The passphrase entropy floor only gates **new** vault creation. Existing vaults (which may have weaker passphrases) continue to unlock normally; they receive a soft warning at unlock-time as described above. There is no forced rotation.
## Testing strategy
`crates/relicario-core/src/recovery_qr.rs`:
1. **Round-trip:** `image_secret = bytes; payload = generate(passphrase, image_secret); recovered = unwrap(passphrase, payload); assert_eq!(image_secret, recovered)`.
2. **Wrong passphrase rejected:** `unwrap("wrong", payload)` returns `RelicarioError::Decrypt`, no information leaked about which bit was wrong.
3. **Tampered payload rejected:** flip a byte anywhere in the 109 bytes — payload rejects.
4. **Domain separation:** assert the recovery KDF output for a given `(passphrase, salt)` differs from `derive_master_key`'s output for that same passphrase paired with the all-zero image_secret and the same salt. This regression guards against accidental input-shape collisions.
5. **NFC parity:** passphrase encoded as NFC vs NFD recovers identically — and explicitly call `normalize_passphrase` from both paths in the test setup to assert the helper is the single source of truth.
6. **Weak-params unconstructable:** type-level — there is no public path to construct `RecoveryKdfParams` with `argon2_m < 65536`. Asserted by a compile-fail test (trybuild) or by the absence of a public constructor (sufficient on its own; trybuild is gravy).
`crates/relicario-cli/tests/recovery_qr.rs`:
7. **No `--out` or file-write flag exists:** assert the clap surface for `recovery-qr generate` has no flags accepting a path. Negative test on the help output.
8. **End-to-end:** init a vault, generate a recovery QR (hex form for test purposes), purge the reference image, run `unlock --recovery-qr-payload <hex>` with the passphrase, assert the vault opens.
`crates/relicario-cli/tests/entropy_floor.rs`:
9. **Init rejects weak passphrase:** `relicario init` with passphrase `"correcthorse"` exits with code 2 and `WeakPassphrase` error.
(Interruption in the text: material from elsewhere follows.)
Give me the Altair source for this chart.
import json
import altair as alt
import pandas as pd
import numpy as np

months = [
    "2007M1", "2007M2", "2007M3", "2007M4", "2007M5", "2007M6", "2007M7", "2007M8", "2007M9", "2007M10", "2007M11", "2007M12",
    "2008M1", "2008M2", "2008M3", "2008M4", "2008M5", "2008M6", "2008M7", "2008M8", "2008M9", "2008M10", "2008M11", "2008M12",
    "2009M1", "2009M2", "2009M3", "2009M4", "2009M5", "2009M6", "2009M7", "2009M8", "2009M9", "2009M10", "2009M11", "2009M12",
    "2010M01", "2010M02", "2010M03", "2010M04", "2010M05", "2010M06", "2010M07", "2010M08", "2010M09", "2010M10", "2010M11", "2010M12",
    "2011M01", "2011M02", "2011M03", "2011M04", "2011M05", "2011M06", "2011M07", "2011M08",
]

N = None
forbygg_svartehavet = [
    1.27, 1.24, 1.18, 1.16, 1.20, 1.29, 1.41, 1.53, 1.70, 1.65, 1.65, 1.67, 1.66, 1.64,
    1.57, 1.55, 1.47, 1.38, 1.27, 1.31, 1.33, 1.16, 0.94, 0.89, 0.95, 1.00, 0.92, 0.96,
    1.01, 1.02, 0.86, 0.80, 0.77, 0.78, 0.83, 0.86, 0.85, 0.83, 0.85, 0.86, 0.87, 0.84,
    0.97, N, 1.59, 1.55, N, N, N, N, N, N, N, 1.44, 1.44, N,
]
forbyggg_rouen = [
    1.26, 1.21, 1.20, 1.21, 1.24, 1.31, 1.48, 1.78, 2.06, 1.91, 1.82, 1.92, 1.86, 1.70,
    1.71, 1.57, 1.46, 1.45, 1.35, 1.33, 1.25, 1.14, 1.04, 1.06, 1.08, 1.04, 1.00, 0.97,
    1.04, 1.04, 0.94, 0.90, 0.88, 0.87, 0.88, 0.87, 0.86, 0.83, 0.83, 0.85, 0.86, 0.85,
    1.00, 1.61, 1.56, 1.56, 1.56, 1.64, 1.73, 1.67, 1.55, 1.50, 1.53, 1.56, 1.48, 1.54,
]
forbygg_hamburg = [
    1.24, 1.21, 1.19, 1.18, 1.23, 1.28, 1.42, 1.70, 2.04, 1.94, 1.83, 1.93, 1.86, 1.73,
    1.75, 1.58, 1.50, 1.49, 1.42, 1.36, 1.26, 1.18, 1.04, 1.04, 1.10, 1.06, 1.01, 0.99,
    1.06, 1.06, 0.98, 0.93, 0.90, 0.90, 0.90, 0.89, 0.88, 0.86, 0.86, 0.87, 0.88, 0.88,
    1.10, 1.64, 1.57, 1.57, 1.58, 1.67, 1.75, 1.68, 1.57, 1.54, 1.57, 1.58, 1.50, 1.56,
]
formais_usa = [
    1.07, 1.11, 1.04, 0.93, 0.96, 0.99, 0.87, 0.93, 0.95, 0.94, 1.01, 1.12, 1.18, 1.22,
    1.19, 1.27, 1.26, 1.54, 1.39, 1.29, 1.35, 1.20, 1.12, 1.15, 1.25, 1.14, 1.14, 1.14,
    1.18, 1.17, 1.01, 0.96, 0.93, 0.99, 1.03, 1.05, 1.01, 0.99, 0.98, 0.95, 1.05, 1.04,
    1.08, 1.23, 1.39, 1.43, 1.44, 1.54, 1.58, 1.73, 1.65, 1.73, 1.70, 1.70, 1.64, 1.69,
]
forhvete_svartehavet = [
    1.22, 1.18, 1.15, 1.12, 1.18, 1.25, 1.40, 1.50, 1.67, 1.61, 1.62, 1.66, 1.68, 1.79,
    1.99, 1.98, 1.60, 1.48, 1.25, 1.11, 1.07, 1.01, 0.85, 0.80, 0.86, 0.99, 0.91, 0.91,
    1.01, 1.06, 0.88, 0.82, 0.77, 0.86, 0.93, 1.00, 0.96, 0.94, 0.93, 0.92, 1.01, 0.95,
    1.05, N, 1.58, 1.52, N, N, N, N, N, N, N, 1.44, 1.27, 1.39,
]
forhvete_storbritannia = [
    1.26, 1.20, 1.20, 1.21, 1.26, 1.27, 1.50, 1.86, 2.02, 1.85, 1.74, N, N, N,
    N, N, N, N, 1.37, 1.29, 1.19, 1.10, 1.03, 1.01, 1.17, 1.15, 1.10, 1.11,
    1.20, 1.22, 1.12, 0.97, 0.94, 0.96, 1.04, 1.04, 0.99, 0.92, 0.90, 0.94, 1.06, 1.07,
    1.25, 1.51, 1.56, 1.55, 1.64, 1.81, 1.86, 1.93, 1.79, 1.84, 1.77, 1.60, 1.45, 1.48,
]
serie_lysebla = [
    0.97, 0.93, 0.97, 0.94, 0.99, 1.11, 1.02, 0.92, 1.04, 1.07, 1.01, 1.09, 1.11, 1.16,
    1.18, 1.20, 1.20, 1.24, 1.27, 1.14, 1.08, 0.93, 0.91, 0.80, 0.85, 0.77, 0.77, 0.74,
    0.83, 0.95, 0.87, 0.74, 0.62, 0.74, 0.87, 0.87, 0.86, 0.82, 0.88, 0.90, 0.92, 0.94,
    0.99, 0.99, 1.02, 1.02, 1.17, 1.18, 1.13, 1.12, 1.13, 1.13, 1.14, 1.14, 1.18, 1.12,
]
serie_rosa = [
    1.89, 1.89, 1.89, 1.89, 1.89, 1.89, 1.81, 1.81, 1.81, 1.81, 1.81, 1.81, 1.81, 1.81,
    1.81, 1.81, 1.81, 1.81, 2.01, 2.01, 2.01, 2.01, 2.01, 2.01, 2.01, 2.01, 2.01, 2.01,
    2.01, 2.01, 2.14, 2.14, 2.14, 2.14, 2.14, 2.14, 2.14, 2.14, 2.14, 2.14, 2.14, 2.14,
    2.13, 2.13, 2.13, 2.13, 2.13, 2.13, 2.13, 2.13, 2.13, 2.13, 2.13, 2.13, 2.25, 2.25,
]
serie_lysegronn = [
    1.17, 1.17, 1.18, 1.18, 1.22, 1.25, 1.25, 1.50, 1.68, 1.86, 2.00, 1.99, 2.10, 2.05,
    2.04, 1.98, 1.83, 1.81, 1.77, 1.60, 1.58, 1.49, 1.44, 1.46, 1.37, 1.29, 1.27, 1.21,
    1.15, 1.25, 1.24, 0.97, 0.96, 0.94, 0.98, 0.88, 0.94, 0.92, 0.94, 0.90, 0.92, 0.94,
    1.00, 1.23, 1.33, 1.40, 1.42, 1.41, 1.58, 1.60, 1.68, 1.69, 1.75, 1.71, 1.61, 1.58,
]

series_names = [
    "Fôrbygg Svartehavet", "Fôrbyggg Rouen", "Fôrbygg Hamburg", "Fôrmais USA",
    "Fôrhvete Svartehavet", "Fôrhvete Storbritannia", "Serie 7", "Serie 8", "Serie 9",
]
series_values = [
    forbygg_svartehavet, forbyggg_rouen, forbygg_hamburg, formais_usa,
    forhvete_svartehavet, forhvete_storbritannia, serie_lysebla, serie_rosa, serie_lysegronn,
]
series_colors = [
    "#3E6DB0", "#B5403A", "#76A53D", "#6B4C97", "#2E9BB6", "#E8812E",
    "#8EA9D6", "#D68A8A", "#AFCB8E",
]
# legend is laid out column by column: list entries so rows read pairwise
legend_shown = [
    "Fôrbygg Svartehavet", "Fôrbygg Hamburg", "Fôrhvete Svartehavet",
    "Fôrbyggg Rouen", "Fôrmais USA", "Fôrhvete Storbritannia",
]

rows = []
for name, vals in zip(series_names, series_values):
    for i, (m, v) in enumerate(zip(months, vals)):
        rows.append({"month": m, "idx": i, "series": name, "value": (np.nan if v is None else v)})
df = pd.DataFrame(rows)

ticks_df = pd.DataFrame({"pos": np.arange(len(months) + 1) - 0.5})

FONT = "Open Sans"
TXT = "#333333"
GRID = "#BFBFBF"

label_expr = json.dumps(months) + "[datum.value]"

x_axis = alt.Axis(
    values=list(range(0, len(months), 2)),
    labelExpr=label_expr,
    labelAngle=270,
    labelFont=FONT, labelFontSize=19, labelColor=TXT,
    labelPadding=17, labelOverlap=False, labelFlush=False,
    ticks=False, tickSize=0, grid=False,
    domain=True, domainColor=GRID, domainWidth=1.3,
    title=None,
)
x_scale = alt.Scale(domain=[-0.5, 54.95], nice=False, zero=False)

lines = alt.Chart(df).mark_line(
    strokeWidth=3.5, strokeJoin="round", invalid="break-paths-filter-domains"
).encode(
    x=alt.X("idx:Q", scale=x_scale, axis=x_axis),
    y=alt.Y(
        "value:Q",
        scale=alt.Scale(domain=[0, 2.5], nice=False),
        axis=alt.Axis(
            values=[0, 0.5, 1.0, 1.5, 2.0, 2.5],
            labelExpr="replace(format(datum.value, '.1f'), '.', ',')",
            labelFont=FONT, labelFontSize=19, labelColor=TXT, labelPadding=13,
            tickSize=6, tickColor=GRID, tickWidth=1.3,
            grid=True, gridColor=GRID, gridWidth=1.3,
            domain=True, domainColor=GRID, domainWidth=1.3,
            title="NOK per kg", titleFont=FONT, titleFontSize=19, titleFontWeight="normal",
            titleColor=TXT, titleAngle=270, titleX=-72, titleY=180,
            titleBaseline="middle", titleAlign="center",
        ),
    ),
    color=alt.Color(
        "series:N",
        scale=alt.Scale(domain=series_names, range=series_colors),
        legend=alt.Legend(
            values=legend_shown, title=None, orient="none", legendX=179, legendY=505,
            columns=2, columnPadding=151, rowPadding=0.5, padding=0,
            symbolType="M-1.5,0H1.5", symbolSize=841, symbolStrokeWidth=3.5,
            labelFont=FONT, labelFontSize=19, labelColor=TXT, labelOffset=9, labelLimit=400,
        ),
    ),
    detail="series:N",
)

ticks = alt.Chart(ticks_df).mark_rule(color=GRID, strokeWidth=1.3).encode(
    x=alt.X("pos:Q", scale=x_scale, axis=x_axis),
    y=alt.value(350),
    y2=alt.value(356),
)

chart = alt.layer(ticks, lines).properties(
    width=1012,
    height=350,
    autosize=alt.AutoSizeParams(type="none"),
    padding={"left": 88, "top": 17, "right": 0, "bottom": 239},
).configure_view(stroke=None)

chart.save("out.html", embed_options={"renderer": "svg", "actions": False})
10. **Init accepts strong passphrase:** `relicario init` with a fresh BIP39 4-word passphrase succeeds.
11. **Existing weak vault unlocks with warning:** simulate an existing vault with a weak passphrase; unlock succeeds and emits the soft warning to stderr.
Extension tests (Playwright or equivalent, following existing extension test patterns):
12. **Wizard rejects weak passphrase:** Next button disabled until score ≥ 3.
13. **Recovery QR popup never writes a file:** assert no `<a download>` or Blob URL appears in the popup DOM.
14. **`Done` clears canvas:** after Done, `getImageData` on the canvas returns all-zero bytes.
## Open questions
None remaining at design time. Defer to implementation:
- The exact CLI flag spelling (`--recovery-qr-payload` vs `--recover` vs `--recovery <hex>`). To be settled when the unlock-flow plan is written.
- Whether the extension popup's recovery flow accepts photographed-QR upload (image → QR-decode → payload) or only manual hex paste. The spec ships hex-paste only; image upload + decode is a follow-up that needs its own threat-model pass (uploading an image to the extension reintroduces a file-write vector that this design carefully avoided).